The purchase price of the truck is not to exceed $48,000.

“We do have to go down and physically inspect it, and then would make arrangements to bring the truck back to Marquette as well,” City Manager Karen Kovacs said. “This gives us the ability to go ahead and either purchase the truck, if it is something that is available, and if not, we would not purchase it and would come back to the commission for another alternative if possible.”

Kovacs indicated that the price of a new truck is about $800,000, a price that is scheduled to increase 10 to 15 percent in the next few months and continue to rise.

“Our first and foremost responsibility as a local government is ensuring that we have a safe and livable community,” Commissioner Evan Bonsall said.

Fire service is a critical component of that, not only in the city of Marquette but the entire region, he noted.

He also pointed out that the purchase of a used truck is fiscally responsible.

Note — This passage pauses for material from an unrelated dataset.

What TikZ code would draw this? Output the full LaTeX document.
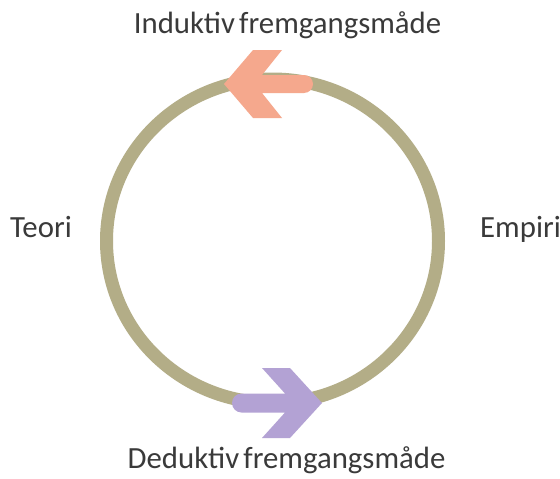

“We’ve got a little over $20 million in an annual general fund budget, and an $800,000 to $1.5 million purchase is a significant chunk of that,” Bonsall said. “These are the difficult decisions that we have to make as a city — playing that financial balancing game.”

Mayor Cody Mayer pointed out the purchase of a used truck, depending on the lifespan of the truck, is $7,000 per year versus a cost of $800,000 to $1.5 million for a new truck.

“So that, financially, makes a lot of sense,” Mayer said.

DPW, utilities labor union wages increased

The commission also unanimously approved a 2 percent increase in Department of Public Works and utilities employees’ wages, with a one-time payment of $625 to each bargaining unit member. The increase and payment, which was effective on Monday, equates to an estimated $83,000.

The commission on Dec. 13, 2021, had OK’d a new three-year agreement with the DPW and Utilities Employees’ Chapter of the American Federation of State, County and Municipal Employees Local 1852. The agreement included a 2 percent wage increase for the first year and wage reopeners this year and in 2023.

The commission, DPW and the union have now agreed on the wage increase for the second year with the one-time payment.

“I really appreciate our AFSCME bargaining unit for DPW and utilities employees being willing to come to an agreement with the city on this wage increase,” Bonsall said. “I know that there were a lot of discussions that took place, and hard work and negotiations, on both sides.

“I truly believe that at this time that this is the absolute best the city could do, given the fiscal restraints that we are facing.”

He expressed appreciation for the equitable compromise that was reached.

“They are the ones, really, who are maintaining kind of the roots, or the bones, of our city,” Bonsall said. “When you turn on your faucet at home, when you drive to work, whether you’re driving on a new road that’s been repaved or you’re driving on a road the day after a big snowstorm that’s safe for you, and maybe your children or your spouse to drive with you on, it’s because of the work that these folks put in for our community.”